Keith Loader, our Chicago
representative, convinced still another member
of his family to get into the coloading business,
better known as wholesaling. Last February,
his nephew, Ian Loader, joined CII as Vice
President, Eastern Region, with headquarters
at New York’s JFK. Before venturing out to
the big airport in Queens, Ian spent the previous
three months being tutored by the best teacher
in the business—his uncle Keith! From driving
a forklift to pallet building, to mastering
the paperwork, to negotiating with the airlines,
to looking after customers, Ian had to learn
fast or he would have been cut up by the great
white sharks in our business!
When Ian joined CII in February,
it was sink or swim. We threw him into the
deep end of the pool, knowing his three month
stint with Keith would stand him in good stead.

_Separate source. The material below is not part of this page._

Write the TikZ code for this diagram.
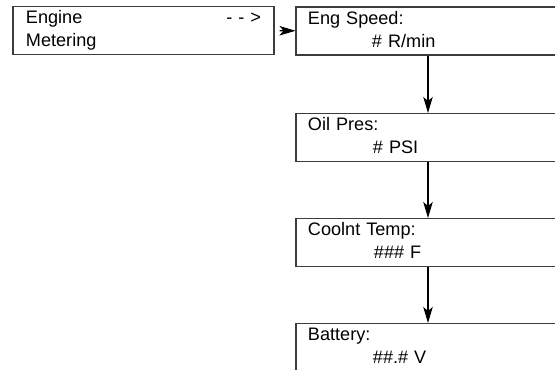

The results? Uncle Keith would be proud of
his nephew’s progress and achievements in
that snake pit called JFK cargo. It’s one
of the toughest freight environments in the
world, especially for a non-New Yorker. Here
we are, headquarters in Los Angeles with a
midwesterner heading our N.Y. operations.
Yet, our business is growing by leaps and
bounds.
Keep up the excellent work,
Ian. We’re not the only ones who think so.
Feedback from customers and airlines is, they
think you are number one in their books.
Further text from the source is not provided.